You may not have much choice when it comes to floating point numbers like 123.45 being displayed as 123.44999
The 'inaccuracy' of floating point representations has been discussed many times on SO, here's one example.
I would suggest you go back to treating the input as floats, but read up on accuracy issues.
don't use float, use double.
also you can use
double d;
read(d);
(int)(d*100) to get the int.
Unfortunately all you are hitting is the fact that some numbers cannot be accurately represented with a floating point data type. If you manually assigned 124.45 to a float in C (i.e. float f = 123.45) you get exactly the same problem.
Do you really need the level of accuracy? What are you plans for the data?
I would suggest that you use an ifstream to read into a string then convert it to a double.
string number;
ifstream yourfile("yourfile", ios::in);
if(yourfile)
while(yourfile >> number){
double yourFloat=strtod( number.c_str() );
}
How essential is this precision to your application? Floating point numbers can often be slightly inaccurate because they store numbers in a base 2 (binary) representation which cannot properly represent some base-10 numbers.
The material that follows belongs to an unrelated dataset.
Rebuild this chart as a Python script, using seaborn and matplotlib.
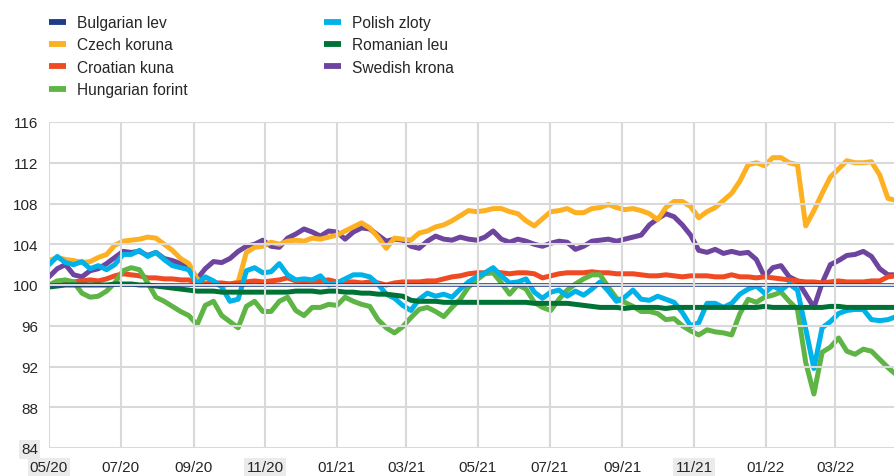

You have a few options, depending upon how important this precision is to your app.
Live with it. Maybe this inaccuracy isn't a problem for your application
Use Double. It has twice the space
to represent numbers, and will be
more accurate. It can still be inaccurate
in some cases.
Use fixed point math. If you only need to go to n decimal places, it might be worth looking this approach (as it eliminates the source of inaccuracy).
Keep the float as a character string or store it as a Binary Coded Decimal. You'll need to write functions for any mathematical operations you need and performance will be the poorest of these 4 options. But, you'll be able to work with decimal numbers of arbitrary precision without worrying about any loss of precision.
Options 3 or 4 require either the use of an external library, or rolling your own implementation. If 1 or 2 is good enough, then I wouldn't bother with these options.